Take every line where the string "this" appears and copy it.
begin Supplied information
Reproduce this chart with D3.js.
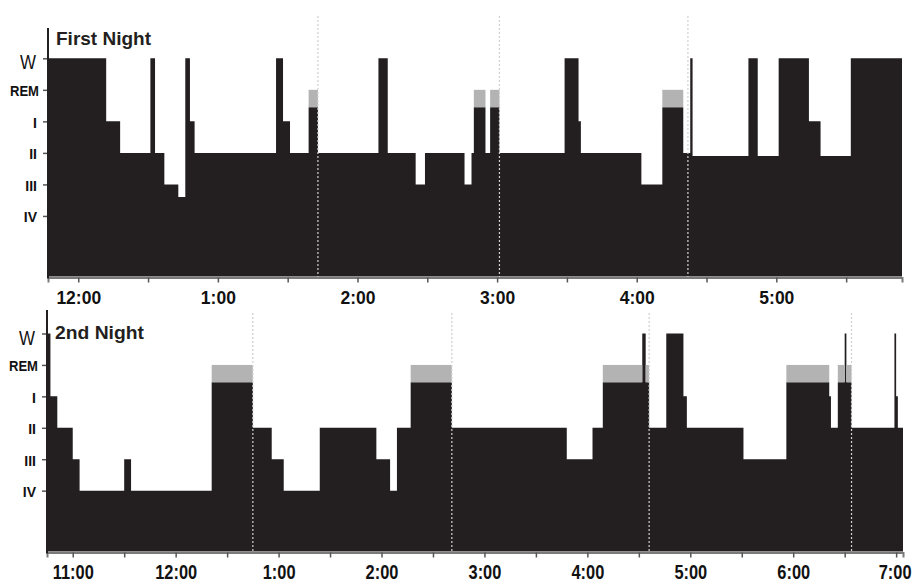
<!DOCTYPE html>
<html><head><meta charset="utf-8">
<script src="https://cdn.jsdelivr.net/npm/d3@7"></script>
<style>html,body{margin:0;padding:0;background:#fff;} svg{display:block;}</style>
</head><body>
<svg id="chart" width="919" height="581"></svg>
<script>
// ---- data ----
const stageLabels = ["IV", "III", "II", "I", "REM", "W"];
const stageLevels = [2, 3, 4, 5, 6, 7];

const night1Title = "First Night";
const night1Times = ["23:47","00:12","00:18","00:31","00:33","00:37","00:43","00:46","00:48","00:50",
  "01:25","01:28","01:31","01:39","01:43","02:09","02:13","02:25","02:29","02:46","02:49","02:50",
  "02:55","02:57","03:01","03:29","03:35","03:36","04:02","04:11","04:20","04:23","04:24","04:48",
  "04:52","05:01","05:14","05:19","05:32"];
const night1Stages = [7,5,4,7,4,3,2.6,7,5,4,
  7,5,4,6,4,7,4,3,4,3,4,6,
  4,6,4,7,5,4,3,6,4,7,3.9,7,
  3.9,7,5,3.9,7];
const night1End = "05:54";
const night1Cycles = ["01:43","03:01","04:22"];

const night2Title = "2nd Night";
const night2Times = ["22:45","22:47","22:51","23:00","23:04","23:30","23:34","00:21","00:45","00:56",
  "01:03","01:24","01:57","02:05","02:09","02:17","02:41","03:48","04:03","04:09","04:32","04:34",
  "04:36","04:46","04:56","04:58","05:31","05:56","06:21","06:22","06:26","06:30","06:31","06:34",
  "06:59","07:00","07:01"];
const night2Stages = [7,5,4,3,2,3,2,6,4,3,
  2,4,3,2,4,6,4,3,4,6,7,6,
  4,7,5,4,3,6,5,4,6,7,6,4,
  7,5,4];
const night2End = "07:04";
const night2Cycles = ["00:45","02:41","04:36","06:34"];

// ---- style ----
const BLACK = "#231f20", GRAY = "#b3b3b3";
const REM_BLACK = 5.45;
const W_PAGE = 919;
const svg = d3.select("#chart");
const parseClock = s => { const [h, m] = s.split(":").map(Number); return new Date(2000, 0, h < 12 ? 2 : 1, h, m); };
const fmtHour = d3.timeFormat("%-I:%M");

function drawPanel(c) {
  const times = c.times.map(parseClock);
  const endT = parseClock(c.end);
  const x = d3.scaleTime().domain([times[0], endT]).range([c.left, c.right]);
  const y = d3.scaleLinear().domain([0, 7]).range([c.base, c.top]);
  const g = svg.append("g");

  const pts = times.map((t, i) => ({ t, v: c.stages[i] === 6 ? REM_BLACK : c.stages[i] }));
  pts.push({ t: endT, v: pts[pts.length - 1].v });
  const area = d3.area().curve(d3.curveStepAfter).x(d => x(d.t)).y0(c.axisY - 1).y1(d => y(d.v));
  g.append("path").datum(pts).attr("d", area).attr("fill", BLACK);

  const segs = times.map((t, i) => ({ t0: t, t1: i + 1 < times.length ? times[i + 1] : endT, s: c.stages[i] }));
  g.selectAll("rect.rem").data(segs.filter(d => d.s === 6)).join("rect")
    .attr("class", "rem")
    .attr("x", d => x(d.t0)).attr("width", d => x(d.t1) - x(d.t0))
    .attr("y", y(6)).attr("height", y(REM_BLACK) - y(6))
    .attr("fill", GRAY);

  // cycle markers
  g.selectAll("line.cyc").data(c.cycles.map(parseClock)).join("line")
    .attr("class", "cyc")
    .attr("x1", d => x(d)).attr("x2", d => x(d))
    .attr("y1", c.markTop).attr("y2", c.axisY)
    .attr("stroke", "#d0d0d0").attr("stroke-width", 1.2).attr("stroke-dasharray", "2,2");

  // x axis
  const xa = d3.axisBottom(x).ticks(d3.timeMinute.every(30)).tickSize(5)
    .tickFormat(d => d.getMinutes() === 0 ? fmtHour(d) : "");
  const ax = g.append("g").attr("transform", `translate(0,${c.axisY})`).call(xa);
  ax.select(".domain").attr("stroke", "#7a7a7a").attr("stroke-width", 2);
  ax.selectAll(".tick line").attr("stroke", "#555").attr("stroke-width", 1.5);
  ax.selectAll(".tick text")
    .attr("y", 26).attr("dy", 0)
    .attr("fill", "#111")
    .style("font-family", "'Liberation Sans', Arial, sans-serif")
    .style("font-weight", "bold")
    .style("font-size", c.tickFont + "px")
    .each(function (d) {
      if (!this.textContent) return;
      const t = d3.select(this);
      let w = this.getComputedTextLength();
      if (c.squeeze < 1) {
        w = w * c.squeeze;
        t.attr("textLength", w).attr("lengthAdjust", "spacingAndGlyphs");
      }
      // keep the last label inside the page
      const over = x(d) + w / 2 - (W_PAGE - 8);
      if (over > 0) t.attr("x", -over);
    });

  // y axis line
  g.append("line").attr("x1", c.left).attr("x2", c.left)
    .attr("y1", c.axisTop).attr("y2", c.axisY + 1)
    .attr("stroke", BLACK).attr("stroke-width", 2);

  // y ticks + labels
  const ya = d3.axisLeft(y).tickValues(stageLevels).tickSize(4)
    .tickFormat((d, i) => stageLabels[i]);
  const ay = g.append("g").attr("transform", `translate(${c.left - 1},0)`).call(ya);
  ay.select(".domain").remove();
  ay.selectAll(".tick line").attr("stroke", "#555").attr("stroke-width", 1.5);
  ay.selectAll(".tick text")
    .attr("x", -10).attr("dy", "0.42em")
    .attr("fill", "#111")
    .style("font-family", "'Liberation Sans', Arial, sans-serif")
    .style("font-weight", "bold")
    .style("font-size", "14px")
    .each(function (d) {
      const t = d3.select(this);
      if (d === 7) {
        t.style("font-size", "21px").style("font-weight", "normal")
          .attr("dy", "0.5em").attr("x", -11)
          .attr("textLength", 16).attr("lengthAdjust", "spacingAndGlyphs");
      } else if (d === 6) {
        t.attr("x", -8).attr("textLength", 29).attr("lengthAdjust", "spacingAndGlyphs");
      }
    });

  // title
  g.append("text").attr("x", c.left + 8).attr("y", c.titleY)
    .text(c.title)
    .attr("fill", BLACK)
    .style("font-family", "'Liberation Sans', Arial, sans-serif")
    .style("font-weight", "bold")
    .style("font-size", "19px")
    .attr("textLength", c.titleW).attr("lengthAdjust", "spacingAndGlyphs");
}

drawPanel({
  title: night1Title, times: night1Times, stages: night1Stages, end: night1End, cycles: night1Cycles,
  left: 48, right: 902, top: 58.3, base: 279, axisY: 277.5, axisTop: 28, markTop: 16,
  titleY: 45, titleW: 95, tickFont: 17.5, squeeze: 1
});
drawPanel({
  title: night2Title, times: night2Times, stages: night2Stages, end: night2End, cycles: night2Cycles,
  left: 47, right: 903, top: 333.5, base: 553.5, axisY: 552.5, axisTop: 310, markTop: 313,
  titleY: 339, titleW: 89, tickFont: 20.5, squeeze: 0.8
});
</script>
</body></html>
end Supplied information
> [Exercise solution]
Reproduce this chart with D3.js.
      if (!this.textContent) return;
      const t = d3.select(this);
      let w = this.getComputedTextLength();
      const t = d3.select(this);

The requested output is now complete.